> Written instruction:
Starting at the line that contains "Emit a web page", copy every line down to the line that contains "const fmt = v", inclusive, exactly as it stands. Omit all other lines.

> Provided records:
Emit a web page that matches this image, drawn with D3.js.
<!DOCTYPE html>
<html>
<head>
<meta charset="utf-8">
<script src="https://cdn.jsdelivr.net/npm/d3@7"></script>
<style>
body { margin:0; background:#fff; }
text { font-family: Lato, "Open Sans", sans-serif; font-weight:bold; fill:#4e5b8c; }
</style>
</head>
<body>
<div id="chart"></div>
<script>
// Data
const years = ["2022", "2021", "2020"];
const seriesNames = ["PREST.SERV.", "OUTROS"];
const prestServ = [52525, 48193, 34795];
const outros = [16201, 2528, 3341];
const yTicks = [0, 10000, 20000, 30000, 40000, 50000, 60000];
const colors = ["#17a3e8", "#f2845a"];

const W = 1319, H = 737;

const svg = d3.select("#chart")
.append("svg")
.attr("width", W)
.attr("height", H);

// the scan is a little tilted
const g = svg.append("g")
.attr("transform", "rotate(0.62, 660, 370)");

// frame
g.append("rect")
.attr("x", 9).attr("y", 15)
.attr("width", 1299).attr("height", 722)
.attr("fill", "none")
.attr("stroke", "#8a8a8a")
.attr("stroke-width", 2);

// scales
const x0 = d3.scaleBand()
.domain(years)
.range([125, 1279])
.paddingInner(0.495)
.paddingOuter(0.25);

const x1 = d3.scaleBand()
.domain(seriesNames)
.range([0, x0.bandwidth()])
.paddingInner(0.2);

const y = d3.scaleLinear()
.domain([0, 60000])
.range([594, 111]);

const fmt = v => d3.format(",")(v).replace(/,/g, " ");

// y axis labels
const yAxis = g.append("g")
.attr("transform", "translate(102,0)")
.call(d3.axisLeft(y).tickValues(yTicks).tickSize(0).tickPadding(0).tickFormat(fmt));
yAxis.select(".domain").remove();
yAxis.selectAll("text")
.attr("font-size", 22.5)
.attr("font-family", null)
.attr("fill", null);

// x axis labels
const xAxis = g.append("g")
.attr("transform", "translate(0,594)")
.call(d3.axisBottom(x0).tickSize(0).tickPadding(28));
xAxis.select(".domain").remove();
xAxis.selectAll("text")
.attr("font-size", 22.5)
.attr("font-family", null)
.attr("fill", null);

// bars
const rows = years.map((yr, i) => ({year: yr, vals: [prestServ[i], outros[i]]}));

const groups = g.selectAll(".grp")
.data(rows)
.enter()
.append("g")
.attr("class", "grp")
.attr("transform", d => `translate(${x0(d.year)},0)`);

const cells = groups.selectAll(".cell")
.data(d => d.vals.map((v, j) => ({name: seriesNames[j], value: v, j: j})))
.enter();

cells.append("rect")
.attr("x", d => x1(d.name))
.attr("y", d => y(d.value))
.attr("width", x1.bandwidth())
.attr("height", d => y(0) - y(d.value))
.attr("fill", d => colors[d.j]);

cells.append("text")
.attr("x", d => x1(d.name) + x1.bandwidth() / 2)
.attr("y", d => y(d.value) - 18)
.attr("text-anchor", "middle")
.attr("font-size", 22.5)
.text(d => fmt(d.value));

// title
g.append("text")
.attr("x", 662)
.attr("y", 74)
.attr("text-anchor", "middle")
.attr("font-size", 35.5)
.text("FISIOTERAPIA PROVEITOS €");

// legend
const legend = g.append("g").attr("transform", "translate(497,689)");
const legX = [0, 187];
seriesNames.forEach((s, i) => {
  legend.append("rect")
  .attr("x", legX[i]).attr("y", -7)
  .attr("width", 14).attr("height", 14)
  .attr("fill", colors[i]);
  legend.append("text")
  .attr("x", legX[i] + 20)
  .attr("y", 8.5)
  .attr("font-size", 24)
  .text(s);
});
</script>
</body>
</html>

==

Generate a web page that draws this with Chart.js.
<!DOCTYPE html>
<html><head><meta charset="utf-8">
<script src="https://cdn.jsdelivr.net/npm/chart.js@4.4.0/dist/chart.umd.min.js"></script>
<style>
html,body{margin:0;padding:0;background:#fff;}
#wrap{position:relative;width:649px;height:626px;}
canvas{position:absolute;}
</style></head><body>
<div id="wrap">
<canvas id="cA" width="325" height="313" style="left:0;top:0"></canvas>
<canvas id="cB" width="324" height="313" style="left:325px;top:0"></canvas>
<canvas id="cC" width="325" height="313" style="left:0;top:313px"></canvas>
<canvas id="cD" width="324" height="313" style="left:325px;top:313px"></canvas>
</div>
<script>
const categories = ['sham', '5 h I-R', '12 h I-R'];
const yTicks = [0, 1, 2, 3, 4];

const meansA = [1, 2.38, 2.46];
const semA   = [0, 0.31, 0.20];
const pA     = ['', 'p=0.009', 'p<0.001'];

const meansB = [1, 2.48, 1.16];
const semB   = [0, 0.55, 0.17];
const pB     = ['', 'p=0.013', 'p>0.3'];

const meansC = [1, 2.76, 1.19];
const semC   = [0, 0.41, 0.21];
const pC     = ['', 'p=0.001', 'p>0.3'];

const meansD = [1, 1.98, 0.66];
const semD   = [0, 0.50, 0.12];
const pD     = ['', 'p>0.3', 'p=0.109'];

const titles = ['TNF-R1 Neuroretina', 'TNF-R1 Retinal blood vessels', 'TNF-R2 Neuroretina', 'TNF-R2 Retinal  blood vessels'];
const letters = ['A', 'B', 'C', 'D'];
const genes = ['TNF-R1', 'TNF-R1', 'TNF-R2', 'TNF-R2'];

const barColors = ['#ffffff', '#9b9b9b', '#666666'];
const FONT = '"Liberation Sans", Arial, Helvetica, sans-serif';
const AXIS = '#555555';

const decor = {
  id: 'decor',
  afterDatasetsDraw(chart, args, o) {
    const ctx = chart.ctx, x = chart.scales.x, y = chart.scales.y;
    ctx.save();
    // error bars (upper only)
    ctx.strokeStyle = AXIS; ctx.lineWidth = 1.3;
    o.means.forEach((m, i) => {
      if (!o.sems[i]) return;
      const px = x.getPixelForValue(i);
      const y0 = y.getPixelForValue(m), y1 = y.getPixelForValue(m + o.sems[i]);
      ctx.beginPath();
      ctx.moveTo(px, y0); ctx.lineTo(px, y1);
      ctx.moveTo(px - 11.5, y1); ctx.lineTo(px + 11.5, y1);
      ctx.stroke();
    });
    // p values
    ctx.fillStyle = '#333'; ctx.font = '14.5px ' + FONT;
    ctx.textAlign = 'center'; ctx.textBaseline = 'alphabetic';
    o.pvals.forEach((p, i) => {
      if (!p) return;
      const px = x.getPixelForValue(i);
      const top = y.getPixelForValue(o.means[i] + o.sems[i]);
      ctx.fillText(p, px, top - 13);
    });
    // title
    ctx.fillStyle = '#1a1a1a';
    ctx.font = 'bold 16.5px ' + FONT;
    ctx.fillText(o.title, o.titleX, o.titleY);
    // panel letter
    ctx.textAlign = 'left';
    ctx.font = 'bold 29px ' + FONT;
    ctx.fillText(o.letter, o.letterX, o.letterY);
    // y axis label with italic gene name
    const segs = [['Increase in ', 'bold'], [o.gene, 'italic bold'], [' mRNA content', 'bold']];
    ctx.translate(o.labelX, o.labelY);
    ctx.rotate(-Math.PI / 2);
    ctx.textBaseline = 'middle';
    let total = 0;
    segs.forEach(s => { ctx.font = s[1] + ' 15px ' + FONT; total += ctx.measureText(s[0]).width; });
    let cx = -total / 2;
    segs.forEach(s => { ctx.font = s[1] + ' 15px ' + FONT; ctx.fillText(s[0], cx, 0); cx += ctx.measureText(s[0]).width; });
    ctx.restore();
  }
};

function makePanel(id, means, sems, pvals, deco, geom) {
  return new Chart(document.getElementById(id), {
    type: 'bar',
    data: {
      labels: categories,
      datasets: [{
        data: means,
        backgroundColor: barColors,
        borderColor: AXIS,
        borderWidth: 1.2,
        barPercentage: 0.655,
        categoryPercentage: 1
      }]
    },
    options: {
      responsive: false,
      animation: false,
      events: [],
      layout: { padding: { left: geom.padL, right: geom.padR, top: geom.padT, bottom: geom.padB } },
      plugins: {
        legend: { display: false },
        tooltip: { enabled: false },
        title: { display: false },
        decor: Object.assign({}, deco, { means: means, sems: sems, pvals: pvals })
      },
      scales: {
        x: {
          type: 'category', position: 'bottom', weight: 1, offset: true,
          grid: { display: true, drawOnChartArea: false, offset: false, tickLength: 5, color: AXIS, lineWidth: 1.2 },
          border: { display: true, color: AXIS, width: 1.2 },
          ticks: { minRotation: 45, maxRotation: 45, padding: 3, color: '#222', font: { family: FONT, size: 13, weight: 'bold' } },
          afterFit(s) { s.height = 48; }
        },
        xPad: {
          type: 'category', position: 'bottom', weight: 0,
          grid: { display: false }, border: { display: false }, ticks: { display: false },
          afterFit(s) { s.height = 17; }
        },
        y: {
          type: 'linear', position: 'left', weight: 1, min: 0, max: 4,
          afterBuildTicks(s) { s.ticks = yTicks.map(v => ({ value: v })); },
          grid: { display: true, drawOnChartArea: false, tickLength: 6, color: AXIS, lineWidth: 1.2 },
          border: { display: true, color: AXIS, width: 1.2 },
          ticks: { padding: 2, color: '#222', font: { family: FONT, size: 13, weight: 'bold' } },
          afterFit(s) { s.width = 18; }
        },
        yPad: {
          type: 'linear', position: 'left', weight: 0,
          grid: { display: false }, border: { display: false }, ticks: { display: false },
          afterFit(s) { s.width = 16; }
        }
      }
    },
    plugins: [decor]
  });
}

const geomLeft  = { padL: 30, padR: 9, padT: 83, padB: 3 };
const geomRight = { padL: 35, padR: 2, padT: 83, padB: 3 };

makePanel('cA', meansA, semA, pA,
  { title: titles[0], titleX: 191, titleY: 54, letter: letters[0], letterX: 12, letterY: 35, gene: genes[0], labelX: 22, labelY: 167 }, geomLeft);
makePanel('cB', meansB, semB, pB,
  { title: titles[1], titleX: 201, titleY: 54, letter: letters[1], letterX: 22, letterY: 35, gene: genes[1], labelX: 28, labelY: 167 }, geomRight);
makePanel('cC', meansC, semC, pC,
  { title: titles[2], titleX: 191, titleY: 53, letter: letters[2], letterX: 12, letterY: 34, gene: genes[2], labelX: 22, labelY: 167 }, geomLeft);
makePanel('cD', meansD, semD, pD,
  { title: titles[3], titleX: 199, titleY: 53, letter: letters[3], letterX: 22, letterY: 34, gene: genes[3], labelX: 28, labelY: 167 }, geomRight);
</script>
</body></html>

> The solution:
Emit a web page that matches this image, drawn with D3.js.
<!DOCTYPE html>
<html>
<head>
<meta charset="utf-8">
<script src="https://cdn.jsdelivr.net/npm/d3@7"></script>
<style>
body { margin:0; background:#fff; }
text { font-family: Lato, "Open Sans", sans-serif; font-weight:bold; fill:#4e5b8c; }
</style>
</head>
<body>
<div id="chart"></div>
<script>
// Data
const years = ["2022", "2021", "2020"];
const seriesNames = ["PREST.SERV.", "OUTROS"];
const prestServ = [52525, 48193, 34795];
const outros = [16201, 2528, 3341];
const yTicks = [0, 10000, 20000, 30000, 40000, 50000, 60000];
const colors = ["#17a3e8", "#f2845a"];

const W = 1319, H = 737;

const svg = d3.select("#chart")
.append("svg")
.attr("width", W)
.attr("height", H);

// the scan is a little tilted
const g = svg.append("g")
.attr("transform", "rotate(0.62, 660, 370)");

// frame
g.append("rect")
.attr("x", 9).attr("y", 15)
.attr("width", 1299).attr("height", 722)
.attr("fill", "none")
.attr("stroke", "#8a8a8a")
.attr("stroke-width", 2);

// scales
const x0 = d3.scaleBand()
.domain(years)
.range([125, 1279])
.paddingInner(0.495)
.paddingOuter(0.25);

const x1 = d3.scaleBand()
.domain(seriesNames)
.range([0, x0.bandwidth()])
.paddingInner(0.2);

const y = d3.scaleLinear()
.domain([0, 60000])
.range([594, 111]);

const fmt = v => d3.format(",")(v).replace(/,/g, " ");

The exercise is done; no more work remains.